DATA SUPPLIED |
┌──
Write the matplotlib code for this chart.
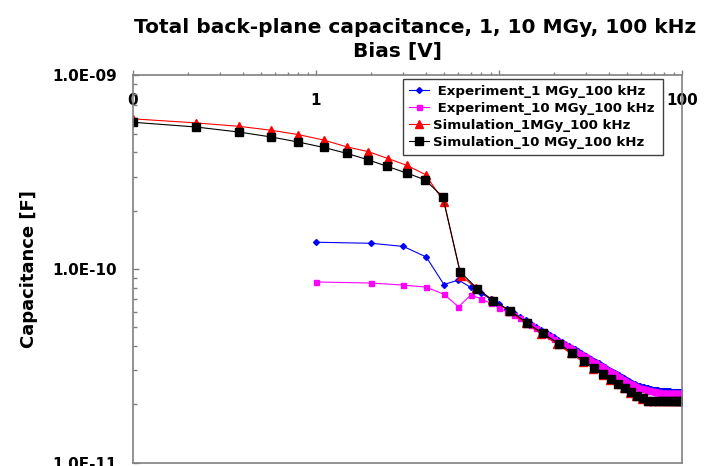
└──
┌──
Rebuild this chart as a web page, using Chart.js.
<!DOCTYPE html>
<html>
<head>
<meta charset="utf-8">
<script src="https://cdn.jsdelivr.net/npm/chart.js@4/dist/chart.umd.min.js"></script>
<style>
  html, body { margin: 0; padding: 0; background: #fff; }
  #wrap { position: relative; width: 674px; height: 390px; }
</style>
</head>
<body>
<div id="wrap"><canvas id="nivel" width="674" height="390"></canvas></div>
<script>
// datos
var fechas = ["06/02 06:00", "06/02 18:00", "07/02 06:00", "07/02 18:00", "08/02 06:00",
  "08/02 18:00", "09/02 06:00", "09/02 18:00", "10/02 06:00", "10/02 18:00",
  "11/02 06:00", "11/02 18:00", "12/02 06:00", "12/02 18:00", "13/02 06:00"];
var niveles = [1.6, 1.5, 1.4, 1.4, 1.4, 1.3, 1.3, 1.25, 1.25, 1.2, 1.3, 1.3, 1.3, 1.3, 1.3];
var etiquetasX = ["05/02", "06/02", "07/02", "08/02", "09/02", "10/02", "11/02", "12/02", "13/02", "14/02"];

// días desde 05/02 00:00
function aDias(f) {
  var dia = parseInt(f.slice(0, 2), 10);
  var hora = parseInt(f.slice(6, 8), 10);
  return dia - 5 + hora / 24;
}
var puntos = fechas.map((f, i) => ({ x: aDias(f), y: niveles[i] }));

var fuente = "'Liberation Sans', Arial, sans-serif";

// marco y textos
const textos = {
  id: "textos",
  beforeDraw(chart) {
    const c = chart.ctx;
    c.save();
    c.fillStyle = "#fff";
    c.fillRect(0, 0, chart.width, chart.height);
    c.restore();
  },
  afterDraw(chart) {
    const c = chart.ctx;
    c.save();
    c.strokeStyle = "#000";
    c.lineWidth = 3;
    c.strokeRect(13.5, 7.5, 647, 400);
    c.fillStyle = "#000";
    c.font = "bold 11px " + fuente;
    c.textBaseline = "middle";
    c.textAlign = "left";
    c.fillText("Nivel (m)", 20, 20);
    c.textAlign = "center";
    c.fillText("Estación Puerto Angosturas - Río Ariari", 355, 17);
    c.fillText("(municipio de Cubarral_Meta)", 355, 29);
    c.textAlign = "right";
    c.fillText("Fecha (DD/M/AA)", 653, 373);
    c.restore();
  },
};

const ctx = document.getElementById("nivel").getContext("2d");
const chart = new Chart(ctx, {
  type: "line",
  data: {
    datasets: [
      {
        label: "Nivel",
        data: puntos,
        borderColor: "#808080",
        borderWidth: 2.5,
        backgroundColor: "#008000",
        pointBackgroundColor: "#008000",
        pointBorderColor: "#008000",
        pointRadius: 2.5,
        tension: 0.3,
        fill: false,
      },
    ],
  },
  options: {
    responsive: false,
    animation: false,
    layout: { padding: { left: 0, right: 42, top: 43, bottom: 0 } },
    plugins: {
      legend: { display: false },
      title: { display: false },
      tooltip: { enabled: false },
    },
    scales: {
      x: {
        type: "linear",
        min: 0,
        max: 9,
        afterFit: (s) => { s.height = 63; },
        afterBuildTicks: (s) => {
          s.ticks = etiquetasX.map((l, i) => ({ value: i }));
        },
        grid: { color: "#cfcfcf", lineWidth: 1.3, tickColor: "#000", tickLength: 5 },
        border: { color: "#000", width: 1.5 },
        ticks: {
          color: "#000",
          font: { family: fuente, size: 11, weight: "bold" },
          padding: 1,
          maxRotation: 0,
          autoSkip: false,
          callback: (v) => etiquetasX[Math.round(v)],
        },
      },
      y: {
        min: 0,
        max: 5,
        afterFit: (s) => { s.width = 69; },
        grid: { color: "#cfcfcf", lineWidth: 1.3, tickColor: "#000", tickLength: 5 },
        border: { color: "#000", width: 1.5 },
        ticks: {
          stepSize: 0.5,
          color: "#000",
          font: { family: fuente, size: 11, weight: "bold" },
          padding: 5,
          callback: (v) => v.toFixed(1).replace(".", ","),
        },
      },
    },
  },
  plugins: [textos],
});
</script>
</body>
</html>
└──
┌──
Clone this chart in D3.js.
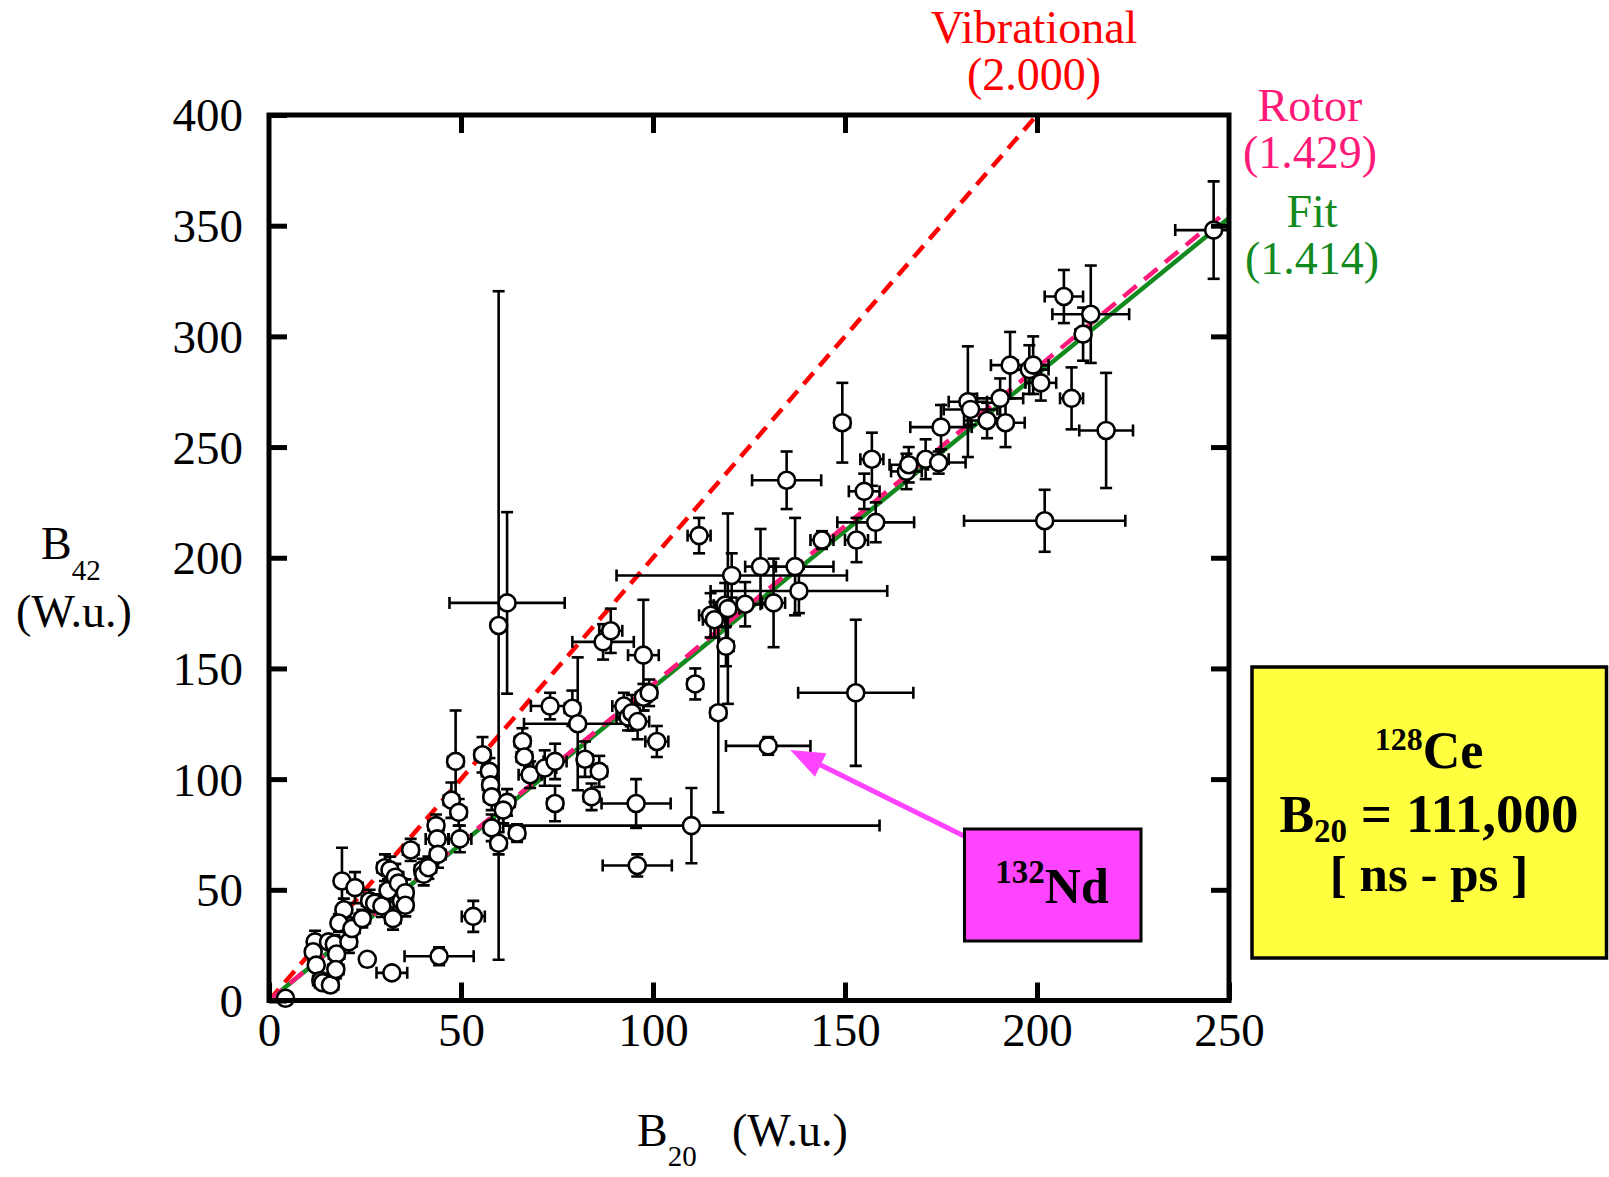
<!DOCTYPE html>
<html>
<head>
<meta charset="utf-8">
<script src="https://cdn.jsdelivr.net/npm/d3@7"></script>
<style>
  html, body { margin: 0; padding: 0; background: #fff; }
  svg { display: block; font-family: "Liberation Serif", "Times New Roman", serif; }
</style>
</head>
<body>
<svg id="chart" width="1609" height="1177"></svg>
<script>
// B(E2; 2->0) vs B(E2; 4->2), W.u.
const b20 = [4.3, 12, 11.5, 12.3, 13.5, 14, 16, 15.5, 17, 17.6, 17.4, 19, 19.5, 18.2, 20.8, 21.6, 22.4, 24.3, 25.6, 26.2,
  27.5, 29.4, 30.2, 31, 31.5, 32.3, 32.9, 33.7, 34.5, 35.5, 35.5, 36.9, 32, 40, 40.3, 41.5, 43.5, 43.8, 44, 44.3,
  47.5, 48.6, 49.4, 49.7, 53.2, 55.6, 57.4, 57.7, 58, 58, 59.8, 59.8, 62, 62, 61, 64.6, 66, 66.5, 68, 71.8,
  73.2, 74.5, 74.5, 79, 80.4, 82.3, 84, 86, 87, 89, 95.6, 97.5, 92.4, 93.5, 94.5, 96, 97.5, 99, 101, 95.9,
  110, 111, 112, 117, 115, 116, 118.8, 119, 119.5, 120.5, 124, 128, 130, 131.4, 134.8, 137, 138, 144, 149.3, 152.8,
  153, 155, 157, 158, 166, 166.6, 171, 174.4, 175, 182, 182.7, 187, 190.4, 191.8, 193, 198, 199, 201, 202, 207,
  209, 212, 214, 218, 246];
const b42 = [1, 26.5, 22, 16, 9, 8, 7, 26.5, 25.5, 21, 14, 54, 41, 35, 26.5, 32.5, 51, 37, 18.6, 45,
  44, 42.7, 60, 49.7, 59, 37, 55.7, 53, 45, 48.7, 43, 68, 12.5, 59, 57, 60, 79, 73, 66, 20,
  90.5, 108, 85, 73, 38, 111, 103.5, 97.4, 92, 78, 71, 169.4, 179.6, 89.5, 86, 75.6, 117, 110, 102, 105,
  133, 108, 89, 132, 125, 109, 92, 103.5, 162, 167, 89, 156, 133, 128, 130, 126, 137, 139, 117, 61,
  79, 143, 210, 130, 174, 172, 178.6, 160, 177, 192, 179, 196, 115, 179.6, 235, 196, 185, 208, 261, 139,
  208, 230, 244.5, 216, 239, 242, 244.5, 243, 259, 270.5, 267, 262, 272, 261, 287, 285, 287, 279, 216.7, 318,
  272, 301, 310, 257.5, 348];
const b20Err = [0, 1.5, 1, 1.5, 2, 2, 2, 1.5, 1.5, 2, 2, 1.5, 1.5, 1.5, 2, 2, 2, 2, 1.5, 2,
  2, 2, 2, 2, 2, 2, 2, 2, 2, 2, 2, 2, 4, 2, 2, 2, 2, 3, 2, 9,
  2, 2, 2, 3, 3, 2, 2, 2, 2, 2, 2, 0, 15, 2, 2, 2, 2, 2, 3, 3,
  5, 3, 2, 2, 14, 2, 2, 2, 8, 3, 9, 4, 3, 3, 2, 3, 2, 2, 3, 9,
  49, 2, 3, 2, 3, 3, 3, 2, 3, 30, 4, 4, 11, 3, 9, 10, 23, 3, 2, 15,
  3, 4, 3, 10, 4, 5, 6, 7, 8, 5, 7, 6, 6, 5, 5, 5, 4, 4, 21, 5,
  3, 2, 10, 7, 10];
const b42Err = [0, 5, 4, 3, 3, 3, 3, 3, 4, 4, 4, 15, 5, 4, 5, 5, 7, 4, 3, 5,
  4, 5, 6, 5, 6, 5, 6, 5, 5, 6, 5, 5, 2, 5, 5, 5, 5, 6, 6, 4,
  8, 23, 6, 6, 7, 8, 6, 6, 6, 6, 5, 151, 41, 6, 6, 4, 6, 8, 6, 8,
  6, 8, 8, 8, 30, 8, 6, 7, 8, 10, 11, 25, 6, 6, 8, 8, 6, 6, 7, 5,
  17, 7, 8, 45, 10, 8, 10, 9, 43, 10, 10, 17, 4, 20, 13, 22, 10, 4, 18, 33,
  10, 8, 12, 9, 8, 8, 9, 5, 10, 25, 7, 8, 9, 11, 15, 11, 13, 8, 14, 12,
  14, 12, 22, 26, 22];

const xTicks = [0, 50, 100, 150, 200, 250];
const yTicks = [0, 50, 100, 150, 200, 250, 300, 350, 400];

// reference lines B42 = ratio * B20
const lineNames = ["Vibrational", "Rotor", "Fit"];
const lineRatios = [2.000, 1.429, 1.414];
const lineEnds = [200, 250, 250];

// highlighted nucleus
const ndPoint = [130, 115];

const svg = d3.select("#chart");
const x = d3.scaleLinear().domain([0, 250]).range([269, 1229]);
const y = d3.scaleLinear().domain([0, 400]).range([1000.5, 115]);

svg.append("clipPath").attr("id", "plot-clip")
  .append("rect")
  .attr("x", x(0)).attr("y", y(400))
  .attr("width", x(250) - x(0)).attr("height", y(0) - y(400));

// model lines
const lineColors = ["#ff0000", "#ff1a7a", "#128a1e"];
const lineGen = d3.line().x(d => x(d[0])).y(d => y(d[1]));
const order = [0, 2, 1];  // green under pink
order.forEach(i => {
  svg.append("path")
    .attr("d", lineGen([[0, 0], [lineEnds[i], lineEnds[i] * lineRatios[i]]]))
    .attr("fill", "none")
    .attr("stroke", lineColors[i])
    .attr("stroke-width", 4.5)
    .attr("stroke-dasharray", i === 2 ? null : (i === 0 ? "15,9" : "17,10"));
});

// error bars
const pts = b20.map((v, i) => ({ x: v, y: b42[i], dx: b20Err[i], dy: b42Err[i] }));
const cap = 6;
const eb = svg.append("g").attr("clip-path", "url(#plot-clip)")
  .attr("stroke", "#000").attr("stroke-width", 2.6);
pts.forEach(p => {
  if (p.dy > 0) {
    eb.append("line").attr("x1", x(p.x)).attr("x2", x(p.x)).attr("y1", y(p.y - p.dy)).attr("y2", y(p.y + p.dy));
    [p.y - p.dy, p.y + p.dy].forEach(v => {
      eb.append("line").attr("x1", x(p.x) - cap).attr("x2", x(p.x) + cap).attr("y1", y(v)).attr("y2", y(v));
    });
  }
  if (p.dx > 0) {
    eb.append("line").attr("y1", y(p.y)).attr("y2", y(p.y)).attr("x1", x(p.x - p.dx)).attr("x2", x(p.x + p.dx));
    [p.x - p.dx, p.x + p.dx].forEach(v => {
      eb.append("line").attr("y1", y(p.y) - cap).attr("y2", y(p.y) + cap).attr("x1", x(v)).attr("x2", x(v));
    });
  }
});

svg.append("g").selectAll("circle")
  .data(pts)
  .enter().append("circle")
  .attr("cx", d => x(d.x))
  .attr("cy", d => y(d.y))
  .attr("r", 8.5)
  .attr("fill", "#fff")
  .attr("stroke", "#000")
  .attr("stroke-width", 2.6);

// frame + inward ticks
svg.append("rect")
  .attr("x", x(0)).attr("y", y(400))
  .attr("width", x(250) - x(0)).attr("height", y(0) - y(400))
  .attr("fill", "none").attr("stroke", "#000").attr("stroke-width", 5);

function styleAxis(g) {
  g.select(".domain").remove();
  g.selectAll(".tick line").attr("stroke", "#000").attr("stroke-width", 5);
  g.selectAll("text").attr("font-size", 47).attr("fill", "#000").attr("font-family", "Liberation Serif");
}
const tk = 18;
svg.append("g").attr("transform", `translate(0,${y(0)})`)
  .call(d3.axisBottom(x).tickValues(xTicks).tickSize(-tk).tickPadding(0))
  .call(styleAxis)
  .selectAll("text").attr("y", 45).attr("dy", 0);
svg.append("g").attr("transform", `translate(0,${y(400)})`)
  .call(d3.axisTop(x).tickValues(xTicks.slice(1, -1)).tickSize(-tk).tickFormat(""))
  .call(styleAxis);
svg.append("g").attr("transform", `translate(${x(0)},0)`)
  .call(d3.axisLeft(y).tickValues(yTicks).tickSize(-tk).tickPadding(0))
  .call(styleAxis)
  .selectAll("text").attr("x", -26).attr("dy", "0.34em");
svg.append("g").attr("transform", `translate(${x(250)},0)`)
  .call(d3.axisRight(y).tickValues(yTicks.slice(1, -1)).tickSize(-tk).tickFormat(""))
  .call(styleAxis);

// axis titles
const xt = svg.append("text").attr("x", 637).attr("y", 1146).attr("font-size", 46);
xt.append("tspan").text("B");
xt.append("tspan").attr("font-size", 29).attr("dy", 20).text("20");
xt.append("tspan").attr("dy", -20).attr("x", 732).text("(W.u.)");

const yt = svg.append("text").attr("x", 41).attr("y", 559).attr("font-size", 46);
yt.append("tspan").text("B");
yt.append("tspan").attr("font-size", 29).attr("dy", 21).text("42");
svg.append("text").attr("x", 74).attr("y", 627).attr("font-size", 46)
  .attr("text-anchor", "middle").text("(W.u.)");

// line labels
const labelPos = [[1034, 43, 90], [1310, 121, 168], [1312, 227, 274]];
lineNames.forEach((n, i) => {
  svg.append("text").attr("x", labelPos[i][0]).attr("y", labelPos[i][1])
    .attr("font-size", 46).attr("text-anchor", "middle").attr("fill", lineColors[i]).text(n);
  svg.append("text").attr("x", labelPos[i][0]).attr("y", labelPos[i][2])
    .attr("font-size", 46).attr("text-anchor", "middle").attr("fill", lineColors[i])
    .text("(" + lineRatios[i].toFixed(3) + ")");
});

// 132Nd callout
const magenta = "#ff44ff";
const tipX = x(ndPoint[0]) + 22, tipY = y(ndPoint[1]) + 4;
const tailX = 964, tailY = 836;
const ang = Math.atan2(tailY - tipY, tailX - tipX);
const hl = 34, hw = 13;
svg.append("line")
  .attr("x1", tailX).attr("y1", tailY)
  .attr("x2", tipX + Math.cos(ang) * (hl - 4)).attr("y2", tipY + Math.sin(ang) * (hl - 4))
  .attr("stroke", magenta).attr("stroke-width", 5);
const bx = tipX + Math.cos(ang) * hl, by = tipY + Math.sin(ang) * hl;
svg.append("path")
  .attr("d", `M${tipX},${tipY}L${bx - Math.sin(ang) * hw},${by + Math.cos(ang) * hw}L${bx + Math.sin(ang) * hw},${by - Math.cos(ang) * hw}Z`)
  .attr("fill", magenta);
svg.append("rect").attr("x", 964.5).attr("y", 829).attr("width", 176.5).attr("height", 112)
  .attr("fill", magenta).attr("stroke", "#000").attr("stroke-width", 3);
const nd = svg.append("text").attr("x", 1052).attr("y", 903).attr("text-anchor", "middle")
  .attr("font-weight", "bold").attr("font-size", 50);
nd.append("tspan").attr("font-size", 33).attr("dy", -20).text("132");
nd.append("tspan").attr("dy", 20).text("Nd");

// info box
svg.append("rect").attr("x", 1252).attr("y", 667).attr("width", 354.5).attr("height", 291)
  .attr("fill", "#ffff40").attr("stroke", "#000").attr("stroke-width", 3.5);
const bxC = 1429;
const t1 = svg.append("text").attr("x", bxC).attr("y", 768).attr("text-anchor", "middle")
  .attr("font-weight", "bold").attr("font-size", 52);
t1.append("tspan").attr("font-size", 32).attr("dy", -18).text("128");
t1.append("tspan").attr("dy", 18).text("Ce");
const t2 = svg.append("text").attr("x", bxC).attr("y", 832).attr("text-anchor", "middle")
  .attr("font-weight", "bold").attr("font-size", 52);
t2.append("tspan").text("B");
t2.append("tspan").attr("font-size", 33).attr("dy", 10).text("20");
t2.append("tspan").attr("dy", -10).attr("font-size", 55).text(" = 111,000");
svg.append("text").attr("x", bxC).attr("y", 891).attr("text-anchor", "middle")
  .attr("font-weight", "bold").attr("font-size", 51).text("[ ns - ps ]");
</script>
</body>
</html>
└──
YOUR OBJECTIVE |
Going through the lines above one by one, tally those with the word "this" and give only the total.

THE REPLY |
3